DATASET SECTION:
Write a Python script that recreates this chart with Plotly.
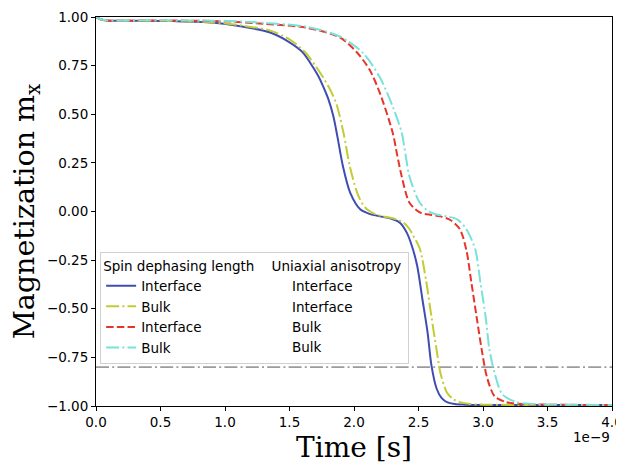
import plotly.graph_objects as go

# ---- data (time in ns; axis offset 1e-9) ----
t_int_int = [0, 0.03, 0.08, 0.3, 0.6, 0.9, 1.12, 1.35, 1.5, 1.6, 1.66, 1.72, 1.76, 1.80, 1.84, 1.87, 1.915, 1.97,
             2.05, 2.12, 2.2, 2.28, 2.36, 2.41, 2.45, 2.49, 2.53, 2.57, 2.60, 2.64, 2.68, 2.72, 2.78, 2.86, 3.0, 3.5, 4.0]
m_int_int = [1.0, 0.99, 0.982, 0.981, 0.979, 0.972, 0.953, 0.92, 0.87, 0.82, 0.765, 0.70, 0.645, 0.58, 0.49, 0.39, 0.23, 0.097,
             0.01, -0.012, -0.025, -0.035, -0.06, -0.11, -0.18, -0.28, -0.45, -0.62, -0.79, -0.91, -0.96, -0.98, -0.99, -0.993, -0.995, -0.995, -0.995]

t_bulk_int = [0, 0.03, 0.08, 0.3, 0.6, 0.9, 1.12, 1.35, 1.5, 1.62, 1.7, 1.76, 1.82, 1.865, 1.92, 1.965, 2.02, 2.06, 2.1,
              2.16, 2.22, 2.3, 2.38, 2.43, 2.46, 2.51, 2.56, 2.60, 2.64, 2.67, 2.72, 2.77, 2.82, 2.9, 3.0, 3.5, 4.0]
m_bulk_int = [1.0, 0.99, 0.982, 0.981, 0.979, 0.973, 0.957, 0.93, 0.885, 0.82, 0.75, 0.69, 0.62, 0.55, 0.40, 0.24, 0.105, 0.045, 0.012,
              -0.012, -0.025, -0.035, -0.055, -0.09, -0.125, -0.19, -0.36, -0.54, -0.71, -0.83, -0.93, -0.965, -0.98, -0.99, -0.993, -0.995, -0.995]

t_int_bulk = [0, 0.03, 0.08, 0.5, 1.0, 1.3, 1.63, 1.89, 2.02, 2.12, 2.2, 2.30, 2.335, 2.37, 2.43, 2.51, 2.6, 2.67,
              2.75, 2.82, 2.87, 2.91, 2.95, 2.99, 3.03, 3.09, 3.18, 3.3, 3.5, 4.0]
m_int_bulk = [1.0, 0.99, 0.982, 0.982, 0.978, 0.965, 0.945, 0.895, 0.82, 0.73, 0.61, 0.405, 0.29, 0.18, 0.045, -0.005, -0.018, -0.025,
              -0.045, -0.09, -0.195, -0.365, -0.54, -0.71, -0.85, -0.95, -0.98, -0.99, -0.993, -0.995]

t_bulk_bulk = [0, 0.03, 0.08, 0.5, 1.0, 1.3, 1.63, 1.89, 2.07, 2.2, 2.30, 2.37, 2.40, 2.43, 2.51, 2.58, 2.64, 2.72, 2.80,
               2.87, 2.94, 2.98, 3.02, 3.05, 3.09, 3.15, 3.26, 3.4, 3.6, 4.0]
m_bulk_bulk = [1.0, 0.99, 0.983, 0.983, 0.98, 0.97, 0.95, 0.90, 0.815, 0.69, 0.54, 0.405, 0.29, 0.18, 0.045, 0.0, -0.015, -0.025, -0.04,
               -0.09, -0.195, -0.365, -0.54, -0.71, -0.83, -0.94, -0.98, -0.99, -0.993, -0.995]

spin_dephasing = ["Interface", "Bulk", "Interface", "Bulk"]
uniaxial_anis = ["Interface", "Interface", "Bulk", "Bulk"]
threshold = -0.8

x_ticks = [0.0, 0.5, 1.0, 1.5, 2.0, 2.5, 3.0, 3.5, 4.0]
y_ticks = [-1.0, -0.75, -0.5, -0.25, 0.0, 0.25, 0.5, 0.75, 1.0]

DASHDOT = "13px,3.2px,2px,3.2px"
series = [
    (t_int_int, m_int_int, "#3f4db3", "solid"),
    (t_bulk_int, m_bulk_int, "#c2cc33", DASHDOT),
    (t_int_bulk, m_int_bulk, "#e8352b", "7.5px,3.2px"),
    (t_bulk_bulk, m_bulk_bulk, "#79e2d8", DASHDOT),
]

fig = go.Figure()
for i, ((t, m, c, d), name) in enumerate(zip(series, spin_dephasing)):
    fig.add_trace(go.Scatter(x=t, y=m, mode="lines", name=name, legendgroup=f"g{i}",
                             line=dict(color=c, width=2, dash=d, shape="spline", smoothing=0.8)))

fig.add_shape(type="line", xref="paper", x0=0, x1=1, yref="y", y0=threshold, y1=threshold,
              line=dict(color="#9c9c9c", width=1.8, dash=DASHDOT), layer="below")

FS = 13.5
tick_font = dict(family="DejaVu Sans", size=FS, color="black")
fig.update_layout(
    width=616, height=456,
    margin=dict(l=88, r=12, t=9, b=58, autoexpand=False),
    paper_bgcolor="white", plot_bgcolor="white",
    showlegend=True,
    legend=dict(x=0.008, y=0.396, xanchor="left", yanchor="top",
                bgcolor="rgba(255,255,255,0.85)", bordercolor="#d0d0d0", borderwidth=1,
                font=dict(family="DejaVu Sans", size=FS, color="black"),
                title=dict(text="Spin dephasing length\u00a0\u00a0\u00a0 Uniaxial anisotropy\u00a0",
                           font=dict(family="DejaVu Sans", size=FS, color="black")),
                tracegroupgap=0, itemwidth=30),
    xaxis=dict(range=[0, 4], tickvals=x_ticks, ticktext=[f"{v:.1f}" for v in x_ticks],
               showgrid=False, zeroline=False, showline=True, linecolor="black", linewidth=1,
               mirror=True, ticks="outside", ticklen=4, tickcolor="black", tickfont=tick_font,
               automargin=False,
               title=dict(text="Time [s]", font=dict(family="DejaVu Serif", size=28, color="black"), standoff=9)),
    yaxis=dict(range=[-1, 1], tickvals=y_ticks, ticktext=[f"{v:.2f}".replace("-", "\u2212") for v in y_ticks],
               showgrid=False, zeroline=False, showline=True, linecolor="black", linewidth=1,
               mirror=True, ticks="outside", ticklen=4, tickcolor="black", tickfont=tick_font,
               automargin=False,
               title=dict(text="Magnetization m<sub>x</sub>", font=dict(family="DejaVu Serif", size=28.5, color="black"), standoff=23)),
)

row_y = [0.3085, 0.2545, 0.203, 0.1517]
for ry, txt in zip(row_y, uniaxial_anis):
    fig.add_annotation(x=0.3765, y=ry, xref="paper", yref="paper", text=txt, showarrow=False,
                       xanchor="left", yanchor="middle", font=dict(family="DejaVu Sans", size=FS, color="black"))

fig.add_annotation(x=1, y=-0.08, xref="paper", yref="paper", text="1e\u22129", showarrow=False,
                   xanchor="right", yanchor="middle", font=dict(family="DejaVu Sans", size=FS, color="black"))

fig.write_html("out.html")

WHAT TO PRODUCE:
Extract all the data above exactly, excluding every picture.

RESULT FOR THIS TASK:
Write a Python script that recreates this chart with Plotly.
import plotly.graph_objects as go

# ---- data (time in ns; axis offset 1e-9) ----
t_int_int = [0, 0.03, 0.08, 0.3, 0.6, 0.9, 1.12, 1.35, 1.5, 1.6, 1.66, 1.72, 1.76, 1.80, 1.84, 1.87, 1.915, 1.97,
             2.05, 2.12, 2.2, 2.28, 2.36, 2.41, 2.45, 2.49, 2.53, 2.57, 2.60, 2.64, 2.68, 2.72, 2.78, 2.86, 3.0, 3.5, 4.0]
m_int_int = [1.0, 0.99, 0.982, 0.981, 0.979, 0.972, 0.953, 0.92, 0.87, 0.82, 0.765, 0.70, 0.645, 0.58, 0.49, 0.39, 0.23, 0.097,
             0.01, -0.012, -0.025, -0.035, -0.06, -0.11, -0.18, -0.28, -0.45, -0.62, -0.79, -0.91, -0.96, -0.98, -0.99, -0.993, -0.995, -0.995, -0.995]

t_bulk_int = [0, 0.03, 0.08, 0.3, 0.6, 0.9, 1.12, 1.35, 1.5, 1.62, 1.7, 1.76, 1.82, 1.865, 1.92, 1.965, 2.02, 2.06, 2.1,
              2.16, 2.22, 2.3, 2.38, 2.43, 2.46, 2.51, 2.56, 2.60, 2.64, 2.67, 2.72, 2.77, 2.82, 2.9, 3.0, 3.5, 4.0]
m_bulk_int = [1.0, 0.99, 0.982, 0.981, 0.979, 0.973, 0.957, 0.93, 0.885, 0.82, 0.75, 0.69, 0.62, 0.55, 0.40, 0.24, 0.105, 0.045, 0.012,
              -0.012, -0.025, -0.035, -0.055, -0.09, -0.125, -0.19, -0.36, -0.54, -0.71, -0.83, -0.93, -0.965, -0.98, -0.99, -0.993, -0.995, -0.995]

t_int_bulk = [0, 0.03, 0.08, 0.5, 1.0, 1.3, 1.63, 1.89, 2.02, 2.12, 2.2, 2.30, 2.335, 2.37, 2.43, 2.51, 2.6, 2.67,
              2.75, 2.82, 2.87, 2.91, 2.95, 2.99, 3.03, 3.09, 3.18, 3.3, 3.5, 4.0]
m_int_bulk = [1.0, 0.99, 0.982, 0.982, 0.978, 0.965, 0.945, 0.895, 0.82, 0.73, 0.61, 0.405, 0.29, 0.18, 0.045, -0.005, -0.018, -0.025,
              -0.045, -0.09, -0.195, -0.365, -0.54, -0.71, -0.85, -0.95, -0.98, -0.99, -0.993, -0.995]

t_bulk_bulk = [0, 0.03, 0.08, 0.5, 1.0, 1.3, 1.63, 1.89, 2.07, 2.2, 2.30, 2.37, 2.40, 2.43, 2.51, 2.58, 2.64, 2.72, 2.80,
               2.87, 2.94, 2.98, 3.02, 3.05, 3.09, 3.15, 3.26, 3.4, 3.6, 4.0]
m_bulk_bulk = [1.0, 0.99, 0.983, 0.983, 0.98, 0.97, 0.95, 0.90, 0.815, 0.69, 0.54, 0.405, 0.29, 0.18, 0.045, 0.0, -0.015, -0.025, -0.04,
               -0.09, -0.195, -0.365, -0.54, -0.71, -0.83, -0.94, -0.98, -0.99, -0.993, -0.995]

spin_dephasing = ["Interface", "Bulk", "Interface", "Bulk"]
uniaxial_anis = ["Interface", "Interface", "Bulk", "Bulk"]
threshold = -0.8

x_ticks = [0.0, 0.5, 1.0, 1.5, 2.0, 2.5, 3.0, 3.5, 4.0]
y_ticks = [-1.0, -0.75, -0.5, -0.25, 0.0, 0.25, 0.5, 0.75, 1.0]

DASHDOT = "13px,3.2px,2px,3.2px"
series = [
    (t_int_int, m_int_int, "#3f4db3", "solid"),
    (t_bulk_int, m_bulk_int, "#c2cc33", DASHDOT),
    (t_int_bulk, m_int_bulk, "#e8352b", "7.5px,3.2px"),
    (t_bulk_bulk, m_bulk_bulk, "#79e2d8", DASHDOT),
]

fig = go.Figure()
for i, ((t, m, c, d), name) in enumerate(zip(series, spin_dephasing)):
    fig.add_trace(go.Scatter(x=t, y=m, mode="lines", name=name, legendgroup=f"g{i}",
                             line=dict(color=c, width=2, dash=d, shape="spline", smoothing=0.8)))

fig.add_shape(type="line", xref="paper", x0=0, x1=1, yref="y", y0=threshold, y1=threshold,
              line=dict(color="#9c9c9c", width=1.8, dash=DASHDOT), layer="below")

FS = 13.5
tick_font = dict(family="DejaVu Sans", size=FS, color="black")
fig.update_layout(
    width=616, height=456,
    margin=dict(l=88, r=12, t=9, b=58, autoexpand=False),
    paper_bgcolor="white", plot_bgcolor="white",
    showlegend=True,
    legend=dict(x=0.008, y=0.396, xanchor="left", yanchor="top",
                bgcolor="rgba(255,255,255,0.85)", bordercolor="#d0d0d0", borderwidth=1,
                font=dict(family="DejaVu Sans", size=FS, color="black"),
                title=dict(text="Spin dephasing length\u00a0\u00a0\u00a0 Uniaxial anisotropy\u00a0",
                           font=dict(family="DejaVu Sans", size=FS, color="black")),
                tracegroupgap=0, itemwidth=30),
    xaxis=dict(range=[0, 4], tickvals=x_ticks, ticktext=[f"{v:.1f}" for v in x_ticks],
               showgrid=False, zeroline=False, showline=True, linecolor="black", linewidth=1,
               mirror=True, ticks="outside", ticklen=4, tickcolor="black", tickfont=tick_font,
               automargin=False,
               title=dict(text="Time [s]", font=dict(family="DejaVu Serif", size=28, color="black"), standoff=9)),
    yaxis=dict(range=[-1, 1], tickvals=y_ticks, ticktext=[f"{v:.2f}".replace("-", "\u2212") for v in y_ticks],
               showgrid=False, zeroline=False, showline=True, linecolor="black", linewidth=1,
               mirror=True, ticks="outside", ticklen=4, tickcolor="black", tickfont=tick_font,
               automargin=False,
               title=dict(text="Magnetization m<sub>x</sub>", font=dict(family="DejaVu Serif", size=28.5, color="black"), standoff=23)),
)

row_y = [0.3085, 0.2545, 0.203, 0.1517]
for ry, txt in zip(row_y, uniaxial_anis):
    fig.add_annotation(x=0.3765, y=ry, xref="paper", yref="paper", text=txt, showarrow=False,
                       xanchor="left", yanchor="middle", font=dict(family="DejaVu Sans", size=FS, color="black"))

fig.add_annotation(x=1, y=-0.08, xref="paper", yref="paper", text="1e\u22129", showarrow=False,
                   xanchor="right", yanchor="middle", font=dict(family="DejaVu Sans", size=FS, color="black"))

fig.write_html("out.html")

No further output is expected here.